Sunday, 15 March 2009
Album of the Week: 'Vintage Slide Collections from Seattle, Vol. 1'
There are a few reasons to hate the Trachtenburg Family Slideshow Players. They're 'quirky' (see above), and put one in mind of those students (female) who neglect to throw away the childish things, and prance about with Tigger pencil cases, making people watch Disney films. They're a family band, and there are few good examples of this almost-defunct genre. And, most annoying of all, the music is deliberately shoddy - the daughter, who plays drums, can barely sing. But, when you get past this, you're left with some of the best comedy music of the decade.
The album contains 5 'pop' songs, and a concept album based around slides from a McDonald's conference in 1977. This sounds like a hard-sell, but the songs are all pearls. The music is reminiscent of Bruce Springsteen and ABBA, but, as they write songs based on found slides, the lyrics necessarily veer between subjects in a jarring way. The opener, 'Mountain Trip to Japan, 1959', draws a line between the behaviour of tourists and capital punishment in post-WWII Japan. 'Eggs' looks at the American 1970s in the round, taking in the Brady Bunch and the brutal end of the Vietnam War. 'Fondue Friends in Switzerland' and 'European Boys' deal with the strained relationship between Europe and America, the latter ending with the staggering couplet "European wars, are American wars/Going to France, do you gotta wear those trousers?". Each of the songs mentions the problems of the late-20th/early-21st century's 'hyperpower' in a way that becomes in itself comic - you listen, waiting for them to return to the subject, and without fail, they do. By the time Jason Trachtenburg notes "Agent Orange, Blue, and Red" in 'Eggs', the point is well and truly made.
'The McDonald's Suite' provides a grimly comic experience - hearing the woes of one of the world's most ubiquitous corporations and their plan to dominate the market for crap food, you feel uncomfortably close to the inner workings of what was to become grand power. Most of the songs in the 'Suite' are funny because of the juxtaposition of grandiose pop with garbled CEO speak (one of the lyrics in 'What Will The Corporation Do?' is "We need more advertising to tell our story and keep hamburgers before our customers"). But the song 'Together As a System, We are Unbeatable', while a toe-tapping, good-time tune, is genuinely unnerving. It gives us, through a filter, the multi-national's private self-image, something that McDonald's keep well hidden, prefering nowdays to talk about the 'bits of real chicken breast' in their nuggets, which begs the question of what the fuck was in their nuggets before.
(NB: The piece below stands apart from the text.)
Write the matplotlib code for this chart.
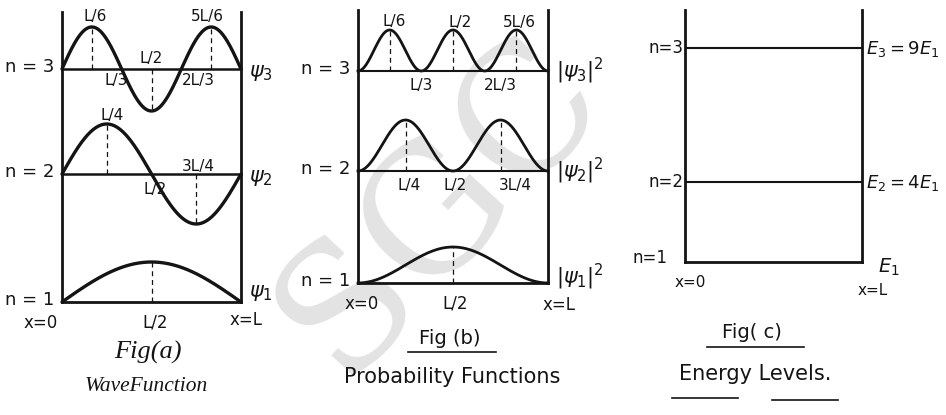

Oddly for this post-vinyl age, the album itself is worth owning, as it contains some of the slideshows used in their live performances, which helps make sense of the music (YouTube is a decent substitute for some). Some of the jokes are lost without these - the sadly unlinkable 'Fondue Friends in Switzerland' contains frequent references to pictures of a parade, which, without having seen the pictures, falls flat. All that, and only a penny on Amazon.